Foxconn, despite being one of the world's largest contract electronics manufacturers, faced low margins and limited growth potential. Its chief Terry Gou spent approximately $3.3 billion to purchase Sharp.

He said that he wanted to leverage the 104-year-old well-known consumer electronics maker to make Foxconn a respected innovator of high-tech consumer electronics.

In order for him to do this, he has to recover the rights that Sharp has sold off to raise cash due to repeated business crises that happened to the company over the past few years. This is the first step in its longer-term strategy of rolling out Sharp-branded products sold in Japan such as air purifiers, cooking pots and others.

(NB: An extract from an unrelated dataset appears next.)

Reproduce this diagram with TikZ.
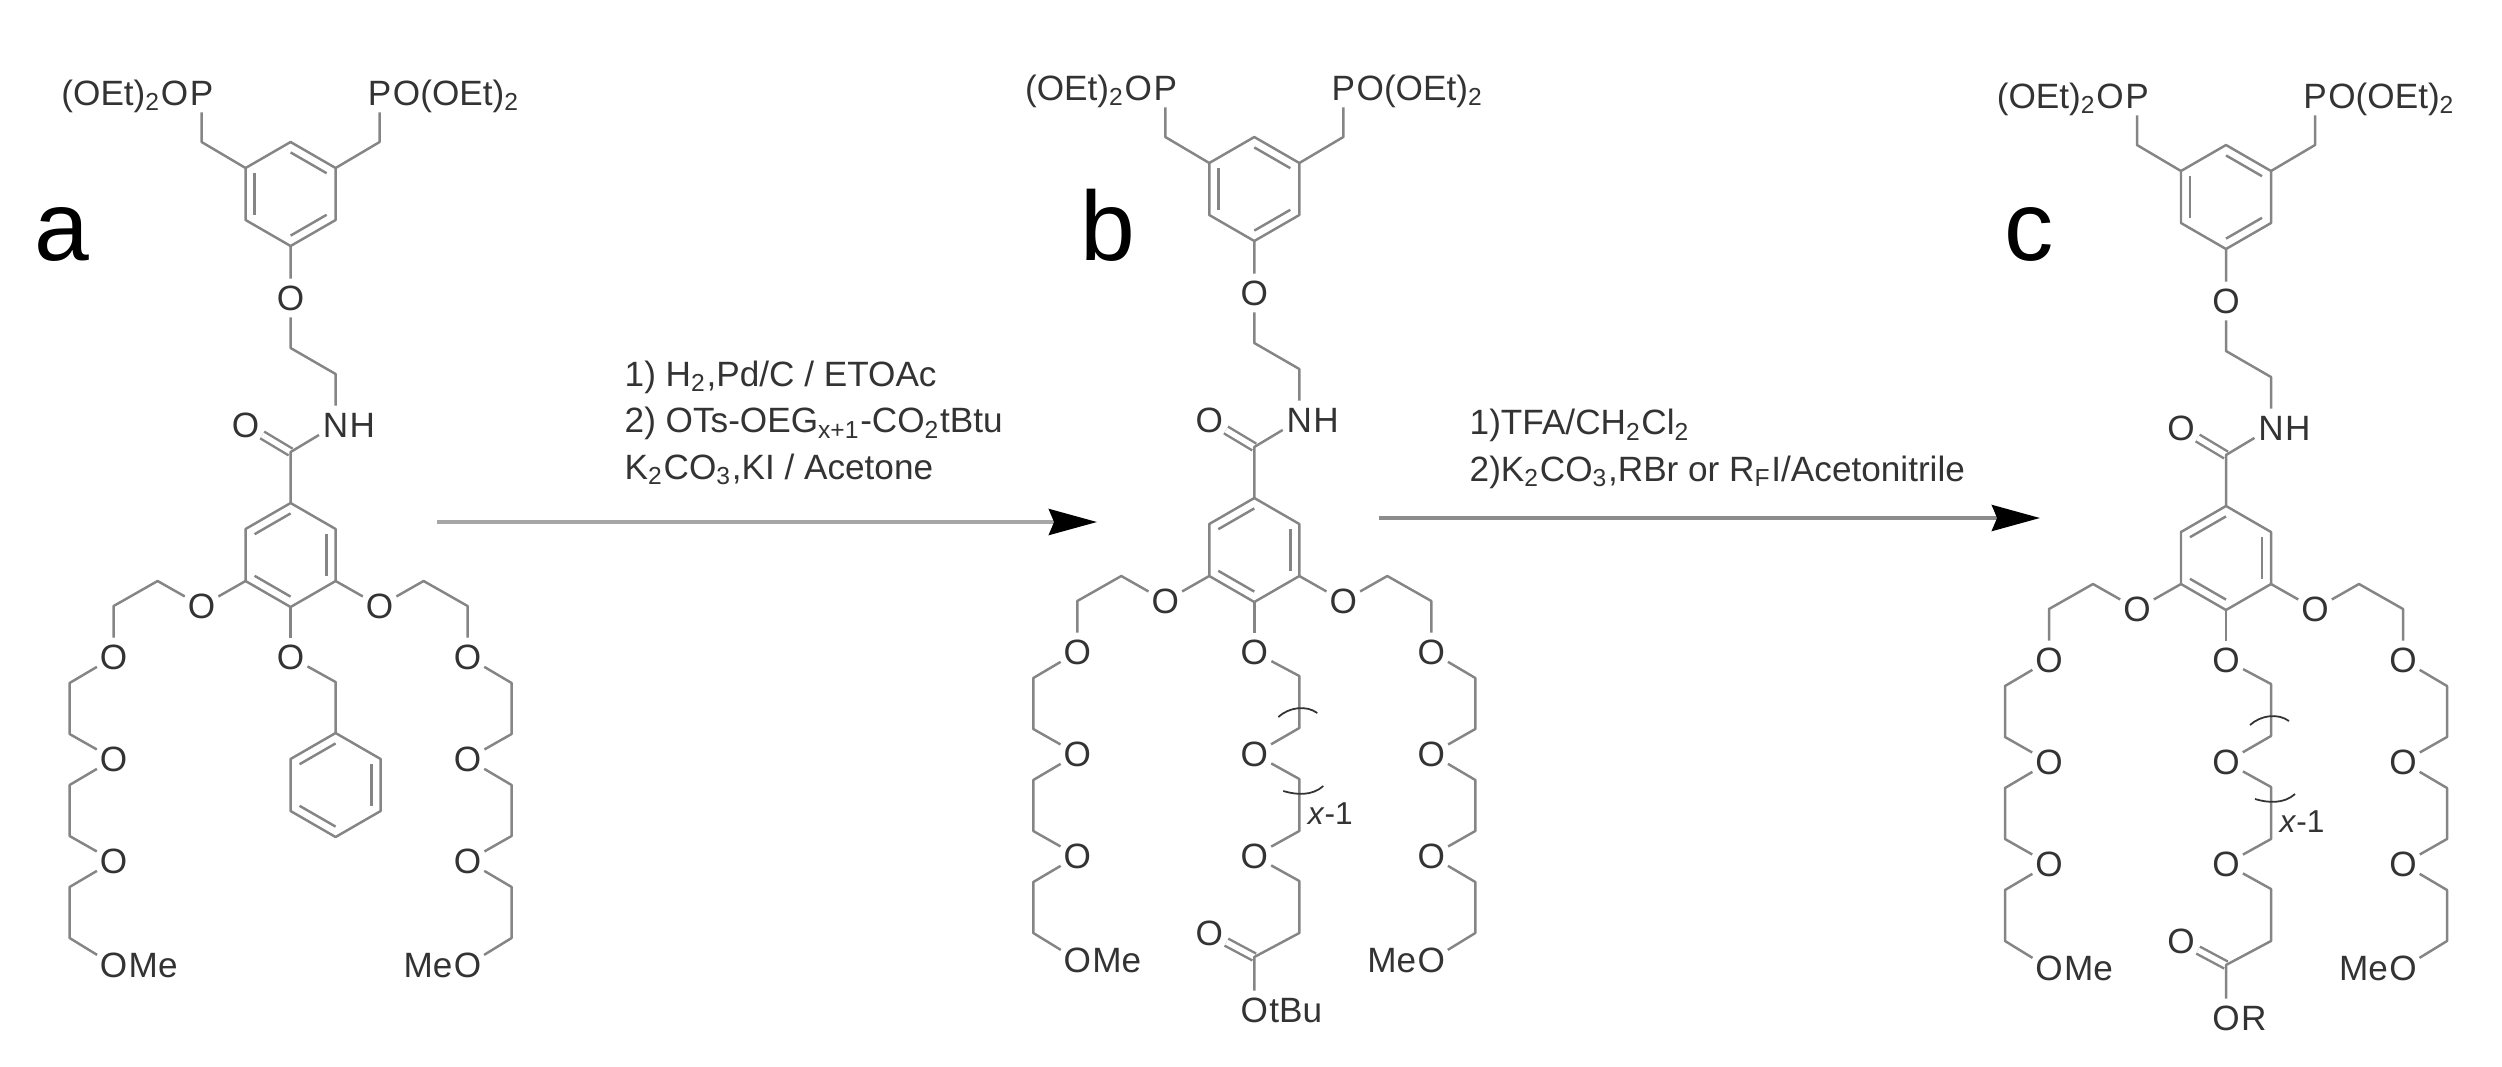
\documentclass[tikz,border=0pt]{standalone}
\usepackage{fontspec}
\setmainfont{Liberation Sans}
\usetikzlibrary{arrows.meta, positioning, calc}

\definecolor{bondgray}{HTML}{858585}
\definecolor{atomgray}{HTML}{333333}

% six-membered ring: name, centre x, centre y, inner double bonds
\newcommand{\benzring}[4]{%
  \foreach \v/\vang in {1/90,2/150,3/210,4/270,5/330,6/30}
    \coordinate (#1\v) at ({#2+52*cos(\vang)},{#3-52*sin(\vang)});
  \coordinate (#1c) at (#2,#3);
  \draw[bond] (#11) -- (#12) -- (#13) -- (#14) -- (#15) -- (#16) -- cycle;
  \foreach \p/\q in {#4}
    \draw[bond] ($(#1\p)!0.2!(#1c)$) -- ($(#1\q)!0.2!(#1c)$);
}

\begin{document}
\begin{tikzpicture}[>=Latex, x=0.01cm, y=-0.01cm,
    bond/.style={draw=bondgray, line width=0.7pt, line join=round},
    dbond/.style={bond, double, double distance=1.5pt},
    atom/.style={circle, inner sep=0pt, minimum size=10.6pt, text=atomgray,
      font=\fontsize{10}{12}\selectfont, text height=7.2pt, text depth=0pt},
    tail/.style={inner sep=0pt, text=atomgray,
      font=\fontsize{10}{12}\selectfont, text height=7.2pt, text depth=0pt},
    reagent/.style={anchor=west, align=left, inner sep=0pt, text=atomgray,
      font=\fontsize{10}{13.2}\selectfont},
    panel/.style={anchor=base west, inner sep=0pt, text=black,
      font=\fontsize{28}{34}\selectfont},
    rxn/.style={line width=1.1pt,
      -{Stealth[length=13.7pt, width=7.4pt, inset=1.5pt, black]}}]
    \useasboundingbox (0,0) rectangle (2502,1066);

    % Shared part of the three molecules
    \foreach \mol/\molx/\moly in {a/290.6/0,b/1254.3/-5,c/2226/3}{
      \begin{scope}[shift={(\molx,\moly)}]
        \benzring{\mol top}{0}{194}{1/6,2/3,4/5}
        \benzring{\mol low}{0}{555}{1/2,5/6,3/4}

        % Amide linker
        \node[atom] (\mol Oa) at (0,298) {O};
        \coordinate (\mol ca) at (0,348);
        \coordinate (\mol cb) at (45,374);
        \node[atom] (\mol N) at (45,425) {N};
        \node[tail, right=-1.7pt of \mol N] (\mol H) {H};
        \coordinate (\mol C) at (0,452);
        \node[atom] (\mol Oc) at (-45,425) {O};
        \draw[dbond] (\mol C) -- (\mol Oc);
        \draw[bond] (\mol top4) -- (\mol Oa) -- (\mol ca) -- (\mol cb) -- (\mol N);
        \draw[bond] (\mol N) -- (\mol C) -- (\mol low1);

        % Phosphonate arms and glycol chains
        \foreach \s/\sgn/\up/\lo in {l/-1/2/3,r/1/6/5}{
          \node[atom] (\mol\s P) at ({\sgn*89},93) {P};
          \coordinate (\mol\s m) at ({\sgn*89},142);
          \draw[bond] (\mol\s P) -- (\mol\s m) -- (\mol top\up);

          \node[atom] (\mol\s E0) at ({\sgn*89},606) {O};
          \coordinate (\mol\s k) at ({\sgn*133},581);
          \coordinate (\mol\s j) at ({\sgn*177},606);
          \foreach \n/\yy in {1/657,2/759,3/861,4/965}
            \node[atom] (\mol\s E\n) at ({\sgn*177},\yy) {O};
          \draw[bond] (\mol low\lo) -- (\mol\s E0) -- (\mol\s k) -- (\mol\s j) -- (\mol\s E1);
          \foreach \n/\nn/\yy in {1/2/657,2/3/759,3/4/861}{
            \coordinate (\mol\s u\n) at ({\sgn*221},\yy+26);
            \coordinate (\mol\s v\n) at ({\sgn*221},\yy+77);
            \draw[bond] (\mol\s E\n) -- (\mol\s u\n) -- (\mol\s v\n) -- (\mol\s E\nn);
          }
        }
        \node[tail, left=-1.9pt of \mol lP] (\mol lPtext) {(OEt)\textsubscript{2}O};
        \node[tail, right=-1.9pt of \mol rP] (\mol rPtext) {O(OEt)\textsubscript{2}};
        \node[tail, right=-1.4pt of \mol lE4] (\mol lMe) {Me};
        \node[tail, left=-1.4pt of \mol rE4] (\mol rMe) {Me};

        \node[atom] (\mol Ob) at (0,657) {O};
        \draw[bond] (\mol low4) -- (\mol Ob);
      \end{scope}
    }

    % Benzyl group of a
    \begin{scope}[shift={(290.6,0)}]
      \coordinate (abz) at (45,682);
      \benzring{aph}{45}{785}{1/2,5/6,3/4}
      \draw[bond] (aOb) -- (abz) -- (aph1);
    \end{scope}

    % Glycol arm of b and c
    \foreach \mol/\molx/\moly/\ester in {b/1254.3/-5/tBu,c/2226/3/R}{
      \begin{scope}[shift={(\molx,\moly)}]
        \coordinate (\mol p1) at (45,681);
        \coordinate (\mol p2) at (45,733);
        \node[atom] (\mol Od) at (0,759) {O};
        \coordinate (\mol p3) at (45,784);
        \coordinate (\mol p4) at (45,836);
        \node[atom] (\mol Oe) at (0,861) {O};
        \coordinate (\mol p5) at (45,886);
        \coordinate (\mol p6) at (45,938);
        \coordinate (\mol Cx) at (0,962);
        \node[atom] (\mol Of) at (-45,938) {O};
        \node[atom] (\mol Og) at (0,1015) {O};
        \node[tail, right=-1.4pt of \mol Og] (\mol est) {\ester};
        \draw[dbond] (\mol Cx) -- (\mol Of);
        \draw[bond] (\mol Ob) -- (\mol p1) -- (\mol p2) -- (\mol Od) -- (\mol p3) -- (\mol p4)
          -- (\mol Oe) -- (\mol p5) -- (\mol p6) -- (\mol Cx) -- (\mol Og);

        % Repeat unit brackets
        \draw[atomgray, line width=0.5pt] (24,722) .. controls (35,712) and (52,710) .. (63,718);
        \draw[atomgray, line width=0.5pt] (29,796) .. controls (42,800) and (58,801) .. (69,791);
        \node[tail, font=\fontsize{9}{11}\selectfont] (\mol rep) at (76,817) {\textit{x}-1};
      \end{scope}
    }

    % Panel letters
    \node[panel] (laba) at (34,260) {a};
    \node[panel] (labb) at (1080,260) {b};
    \node[panel] (labc) at (2004,260) {c};

    % Reaction arrows
    \coordinate (arra1) at (437,522);
    \coordinate (arra2) at (1097,522);
    \coordinate (arrb1) at (1379,518);
    \coordinate (arrb2) at (2040,518);
    \draw[rxn, draw=black!35] (arra1) -- (arra2);
    \draw[rxn, draw=black!45] (arrb1) -- (arrb2);
    \node[reagent] (reaga) at (624,423) {1) H\textsubscript{2},Pd/C / ETOAc\\
      2) OTs-OEG\textsubscript{x+1}-CO\textsubscript{2}tBtu\\
      K\textsubscript{2}CO\textsubscript{3},KI / Acetone};
    \node[reagent] (reagb) at (1469,449) {1)TFA/CH\textsubscript{2}Cl\textsubscript{2}\\
      2)K\textsubscript{2}CO\textsubscript{3},RBr or R\textsubscript{F}I/Acetonitrile};

  \end{tikzpicture}
\end{document}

Tai Jeng Wu, appointed CEO for Sharp and a long-time Gou lieutenant, bought the company that had the license of selling Sharp-branded TVs in Europe. He also plans to undo a deal to Hisense International Co, the company that purchased the rights, as an authorized Sharp-branded TVs seller in the U.S. by 2020.

“We feel compelled to defend our licensing agreement," said Lan Lin, the general manager of Hisense. "The Sharp brand name is important to us. Sharp benefits from the licensing deal as the Chinese company pays a certain fee to the Japanese company for each Sharp-branded TV it sells."

Tai made it clear that he wanted full control of the Sharp branding last November at a news conference. He said that the manufacturing efficiency of Foxconn could help Sharp lower costs and price their products competitively in global markets.

Hisense declined to comment on its future plans.

According to analysts, reviving Sharp as a global brand will be a challenge. Hisense could also eventually use Sharp to promote its own brand TVs, which creates another challenge for Foxconn.